AI Product · Foundations

AI Product · Foundations

A two-part assessment for product managers shipping AI features. First a short adaptive quiz across problem framing, evals design, agentic AI patterns, AI discovery, governance, metrics tradeoffs, human-AI UX, and AI launch. Then a real evals-scorecard artifact you author, graded against the Product Foundations rubric.

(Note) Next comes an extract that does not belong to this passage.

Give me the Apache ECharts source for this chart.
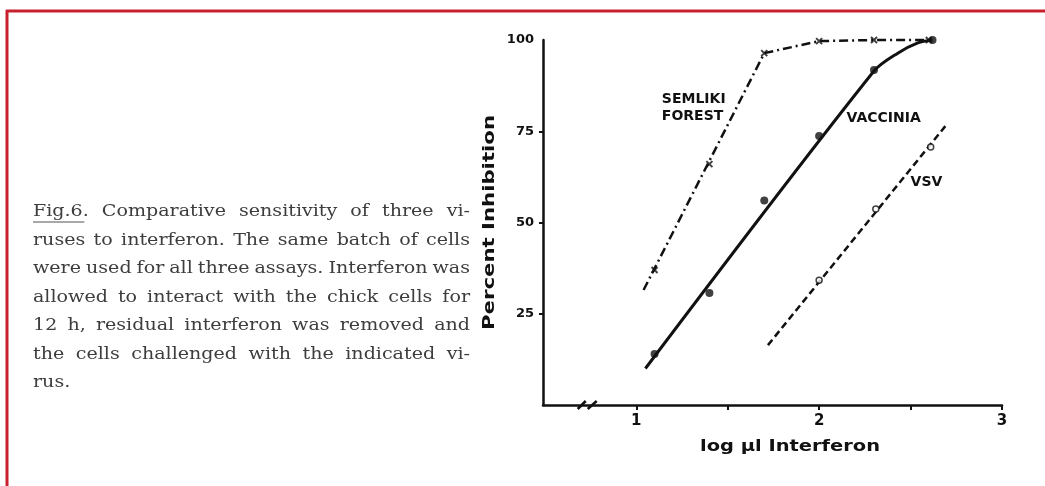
<!DOCTYPE html>
<html><head><meta charset="utf-8">
<script src="https://cdn.jsdelivr.net/npm/echarts@6/dist/echarts.min.js"></script>
<style>html,body{margin:0;padding:0;background:#fff}#c{width:1045px;height:486px}</style>
</head><body><div id="c"></div>
<script>
// ---- data ----
const xTicks = [1, 1.5, 2, 2.5, 3];
const xTickLabels = [1, 2, 3];
const yTickLabels = [25, 50, 75, 100];
const semlikiPoints = [[1.1, 37], [1.4, 66], [1.7, 96.4], [2.0, 99.7], [2.3, 100], [2.6, 100]];
const semlikiLine = [[1.04, 31.5], [1.7, 96.4], [2.0, 99.7], [2.3, 100], [2.62, 100]];
const vacciniaPoints = [[1.1, 14], [1.4, 30.7], [1.7, 56], [2.0, 73.7], [2.3, 91.8], [2.62, 100]];
const vacciniaLine = [[1.05, 10], [2.3, 91.5], [2.43, 96.4], [2.54, 99.2], [2.62, 100]];
const vsvPoints = [[2.0, 34.2], [2.31, 53.7], [2.61, 70.7]];
const vsvLine = [[1.72, 16.4], [2.69, 76.4]];
const seriesLabels = [
  {text: 'SEMLIKI\nFOREST', at: [1.14, 81.5]},
  {text: 'VACCINIA', at: [2.15, 78.5]},
  {text: 'VSV', at: [2.5, 61]}
];
const xAxisName = 'log µl Interferon';
const yAxisName = 'Percent Inhibition';
const axisBreakAt = 0.74;
const captionLines = [
  'Fig.6. Comparative sensitivity of three vi-',
  'ruses to interferon. The same batch of cells',
  'were used for all three assays. Interferon was',
  'allowed to interact with the chick cells for',
  '12 h,  residual interferon was removed and',
  'the cells challenged with the indicated vi-',
  'rus.'
];

const chart = echarts.init(document.getElementById('c'), null, {renderer: 'canvas'});
const ink = '#111';
const lab = 'DejaVu Sans';

chart.setOption({
  backgroundColor: '#fff',
  animation: false,
  grid: {left: 543, right: 43, top: 40, bottom: 81, containLabel: false},
  xAxis: {
    type: 'value', min: 0.49, max: 3,
    axisLine: {show: true, lineStyle: {color: ink, width: 2.5}},
    splitLine: {show: false},
    axisTick: {show: true, customValues: xTicks, length: 5, lineStyle: {color: ink, width: 2}},
    axisLabel: {customValues: xTickLabels, margin: 9, color: ink, fontFamily: lab, fontWeight: 'bold', fontSize: 15}
  },
  yAxis: {
    type: 'value', min: 0, max: 100,
    axisLine: {show: true, lineStyle: {color: ink, width: 2.5}},
    splitLine: {show: false},
    axisTick: {show: true, customValues: [25, 50, 75], length: 4, lineStyle: {color: ink, width: 2}},
    axisLabel: {customValues: yTickLabels, margin: 9, color: ink, fontFamily: lab, fontWeight: 'bold', fontSize: 13}
  },
  series: [
    {name: 'Semliki Forest', type: 'line', data: semlikiLine, symbol: 'none', clip: false,
      lineStyle: {color: ink, width: 2.5, type: [9, 4, 2, 4]}},
    {name: 'Semliki Forest pts', type: 'scatter', data: semlikiPoints, clip: false,
      symbol: 'path://M0,0L10,10M10,0L0,10', symbolSize: 6,
      itemStyle: {color: 'none', borderColor: ink, borderWidth: 2}},
    {name: 'Vaccinia', type: 'line', data: vacciniaLine, symbol: 'none', smooth: 0.3, clip: false,
      lineStyle: {color: ink, width: 3}},
    {name: 'Vaccinia pts', type: 'scatter', data: vacciniaPoints, clip: false,
      symbol: 'circle', symbolSize: 8, itemStyle: {color: ink}},
    {name: 'VSV', type: 'line', data: vsvLine, symbol: 'none', clip: false,
      lineStyle: {color: ink, width: 2.5, type: [7, 4]}},
    {name: 'VSV pts', type: 'scatter', data: vsvPoints, clip: false, z: 3,
      symbol: 'circle', symbolSize: 6, itemStyle: {color: '#fff', borderColor: ink, borderWidth: 1.5}}
  ]
});

// ---- decorations: border, caption, labels, axis names, axis break ----
const g = [];
g.push({type: 'line', shape: {x1: 6, y1: 11, x2: 1045, y2: 11}, style: {stroke: '#c8202f', lineWidth: 3}});
g.push({type: 'line', shape: {x1: 7, y1: 10, x2: 7, y2: 486}, style: {stroke: '#c8202f', lineWidth: 3}});

const ctx = document.createElement('canvas').getContext('2d');

// caption: justified, horizontally stretched serif text
const capFont = '17px "DejaVu Serif"';
ctx.font = capFont;
const capLeft = 33, capRight = 470, capTop = 212, capStep = 28.5, minGap = 5;
const measured = captionLines.map(line => {
  const words = line.split(/\s+/);
  const widths = words.map(w => ctx.measureText(w).width);
  return {words, widths, total: widths.reduce((a, b) => a + b, 0)};
});
let sx = 1.3;
measured.slice(0, -1).forEach(m => {
  sx = Math.min(sx, (capRight - capLeft - minGap * (m.words.length - 1)) / m.total);
});
measured.forEach((m, i) => {
  const y = capTop + i * capStep;
  const last = i === measured.length - 1;
  const gap = last ? ctx.measureText(' ').width * sx : (capRight - capLeft - m.total * sx) / (m.words.length - 1);
  let x = capLeft;
  m.words.forEach((w, k) => {
    g.push({type: 'text', x: x, y: y, scaleX: sx, style: {text: w, font: capFont, fill: '#3d3d3d', verticalAlign: 'middle', align: 'left'}});
    if (i === 0 && k === 0) {
      g.push({type: 'line', shape: {x1: x, y1: y + 10, x2: x + (m.widths[k] - 4) * sx, y2: y + 10}, style: {stroke: '#555', lineWidth: 1.2}});
    }
    x += m.widths[k] * sx + gap;
  });
});

seriesLabels.forEach(l => {
  const p = chart.convertToPixel({gridIndex: 0}, l.at);
  g.push({type: 'text', x: p[0], y: p[1], style: {text: l.text, font: 'bold 14px "DejaVu Sans"', fill: ink, verticalAlign: 'middle', lineHeight: 17}});
});

// axis names (letter-spaced look via horizontal stretch)
const nameFont = 'bold 16px "DejaVu Sans"';
ctx.font = nameFont;
const xnW = ctx.measureText(xAxisName).width, ynW = ctx.measureText(yAxisName).width;
const xs = 180 / xnW, ys = 215 / ynW;
g.push({type: 'text', x: 790 - 90, y: 447, scaleX: xs, style: {text: xAxisName, font: nameFont, fill: ink, verticalAlign: 'middle', align: 'left'}});
g.push({type: 'text', x: 490, y: 330, rotation: Math.PI / 2, scaleX: ys, style: {text: yAxisName, font: nameFont, fill: ink, verticalAlign: 'middle', align: 'left'}});

const b = chart.convertToPixel({gridIndex: 0}, [axisBreakAt, 0]);
g.push({type: 'rect', shape: {x: b[0] - 7, y: b[1] - 3, width: 14, height: 6}, style: {fill: '#fff'}});
g.push({type: 'line', shape: {x1: b[0] - 11, y1: b[1] + 4, x2: b[0] - 3, y2: b[1] - 4}, style: {stroke: ink, lineWidth: 2.5}});
g.push({type: 'line', shape: {x1: b[0] - 1, y1: b[1] + 4, x2: b[0] + 8, y2: b[1] - 4}, style: {stroke: ink, lineWidth: 2.5}});

chart.setOption({graphic: {elements: g}});
</script>
</body></html>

Sign in to startAbout the Product track

How it works

Two parts. About 10 hours of focused work, spread over a few days.

Part 1 · Quiz

18 adaptive questions

~30 min · in one sitting

Multiple-choice questions across AI PM microskills: problem framing, evals design, agentic AI patterns, AI discovery, governance, metric tradeoffs, AI product patterns, human-AI UX, and AI launch.

Part 2 · Project

Author the scorecard

~8h · over a few days

Author the evals scorecard a launch review would actually use for a real AI feature. Submit a doc, a 60-second walkthrough, and an 800-word narrative.

Score

Composite, owned by you

0 to 100 · valid 18 months

Quiz contributes 40%, project contributes 60%. The Product Foundations rubric scores all four dimensions. Published to your verified profile.

The project

Author an evals scorecard for an AI feature

Author a complete evals scorecard for one of three AI feature briefs we provide (see the kit), or pick a real AI feature shipping in a public product. The scorecard is the artifact a hiring PM would attach to a launch review — it should answer "is this safe and useful enough to ship?"

Required deliverables

  • Problem framing (1 page): user, JTBD, success criterion, an explicit non-goal, and a one-sentence trust principle the feature rests on.
  • Metrics design: ≥ 2 leading metrics, ≥ 1 lagging metric, ≥ 2 guardrails with thresholds. For each metric, name how it could be gamed and the paired constraint that prevents the gaming.
  • Eval set design: ≥ 30 representative inputs sourced from real users where possible, plus ≥ 5 adversarial cases. Name the grading approach (programmatic / LLM-as-judge with anchors / human) and the calibration plan (e.g. periodic human-vs-judge audit).
  • Tradeoff analysis: ≥ 2 real tradeoffs (e.g. faithfulness vs latency, autonomy vs oversight, model cost vs quality). Resolve each with concrete numbers and pick a fallback for the chosen failure mode.
  • Risk + governance: a pre-mortem with the top 5 failure modes (hallucination, refusal, latency, cost, adversarial use). Severity / likelihood / detection / mitigation per row.
  • Kill criteria: pre-committed thresholds (e.g. faithfulness < X%, refusal > Y%, p95 latency > Zs, cost > $A/user/day) and a named owner empowered to halt the rollout.
  • Measurement plan: cadence, named owner, dashboard sketch.
  • 60-second walkthrough video.
  • ≤ 800-word narrative tying the scorecard back to the user — what would change about the user's day if this ships.

Out of scope

  • Code. PM Foundations is artifact-graded.
  • A real working dashboard. A sketch is enough.
  • Brand or visual polish. The grader does not score brand.

What we look for

  • Metrics that cannot be gamed without tripping a guardrail.
  • An eval set that catches regressions on real-user input distributions, not just author intuition.
  • A named kill switch with a concrete owner.
  • Honest articulation of one limitation the launch will ship with and what compensates.

How it's graded

One rubric — Product Foundations — applied at full weight. Four criteria: problem framing (25%), metrics design (30%), tradeoff analysis (25%), narrative quality (20%). Each criterion is scored 0–5 with a written rationale by the grader.

How we grade

One rubric. Four dimensions.

Your project is graded against the Product Foundations rubric. Each criterion is scored 0–5 with a written rationale, then weighted to a 0–100 project score.

Product · Foundations

Criteria & weights

  • Problem framing25%
  • Metrics design30%
  • Tradeoff analysis25%
  • Narrative quality20%

Anti-gaming

We measure thinking, not speed.

Every quiz answer has a 4-second minimum review time. Anything faster is recorded but doesn't affect your rating. Each question caps at 90 seconds. The whole quiz session has a 30-minute wall clock — once it expires, you finish what you have. Retakes for any track open after 14 days.